Lovely post Pal. Thank you. The story parallels 'The Mouse and His Child' from whence comes the last visible dog bit...
In it, the clockwork mouse and his father seek 'self-winding' (self-actualisation?) and, towards the end of the story they find it was within themselves all along.

Alden said...

Janice I don't know 'Love You Forever' but I can see an Amazon Dot Com order coming on here - thankyou - book recommendations is another nice aspect of blogging :-)

Alden said...

Katherine, I do believe I have a copy of 'The Mouse and His Child' somewhere in the house - if not its A.DOT.COM time again.

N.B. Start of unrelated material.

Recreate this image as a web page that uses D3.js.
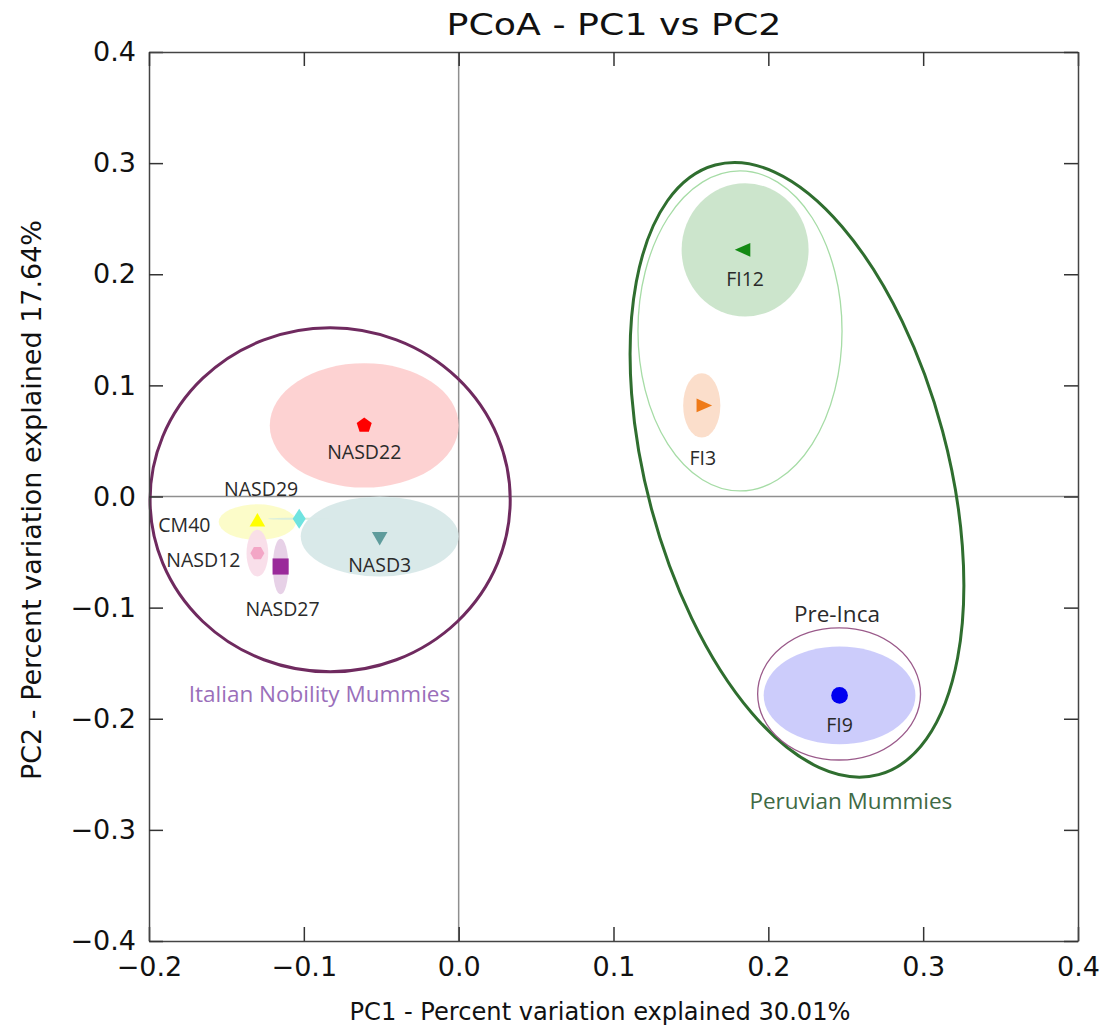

The propensity for humans to use metaphors for complex ideas is amazing and is not confined to books. Listen to yourself and others over the course of a day and count the number of times you resort to a metaphor to explain something - it is amazing how often we do this.

Kathryn said...

I love the Velveteen Rabbit, Pal. Thanks for the reminder.

Dan Gurney said...

What I particularly like about this passage is the friendly, familiar, and accepting stance it takes towards the aging process.

We live in a culture that, sadly, has a very strong aversive reaction to getting old, saggy, and hairless. Such a shame! I've known plenty of old, saggy, baggy, loose-in-the-joints old people who, despite their shabby bodies are HAPPY.